The scheme, which will cost the state government around Rs 100 crore in five years (2014-2019), will be voluntary in nature. According to the scheme, house owners will have to first come forward to install rainwater harvesting systems and later get the subsidy.
“According to a rough estimate, a house within 200 square metre area will need around Rs 1 lakh for installing a rainwater harvesting system. After installation, water harvesting experts from our department will check its efficiency and the house owner can get Rs 45,000 subsidy. A sum of Rs 5,000 will go to the expert for checking the system in each house as they would work as consultants,’’ said water resources secretary Suresh Chandra Mohapatra.
Though no urban cluster in the state is facing serious groundwater problems such as those in Chennai and Hyderabad, urban areas such as Berhampur and Bhubaneswar were selected as pilot cities for the programme keeping in mind rapid urbanisation in future.

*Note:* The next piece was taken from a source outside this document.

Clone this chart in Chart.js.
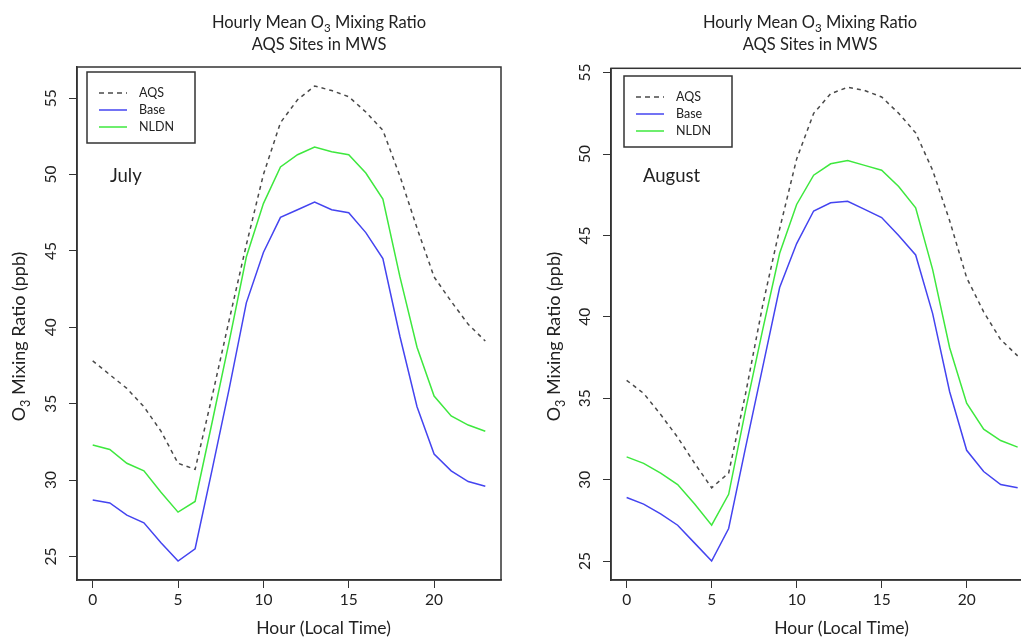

Environmentalist Bijay Mishra said: “For the past five years, the Bhubaneswar Development Authority (BDA) has been harping on rainwater harvesting guidelines. But, it is considering only big structures and not individual houses. But, time has come to include all individual building plans to have rainwater harvesting structures.”
“However, I hope the subsidy component will attract people to harvest rainwater and the number will grow year after year,’’ said Mishra.
While the BDA has not made the inclusion of rainwater harvesting mandatory in all building plans, rainwater harvesting has been made compulsory for structures bigger than 300 square metres. There are 15,000 such structures in the city, but there is no data on how many have actually installed the rainwater harvesting systems.
“We have not made the rainwater harvesting mandatory for smaller and individual structures, but the enforcement has been implemented strictly in big structures. In all high-rise structures and government offices, we asked the authorities to follow the building plans accordingly,’’ said BDA planning committee member Pitabas Sahoo.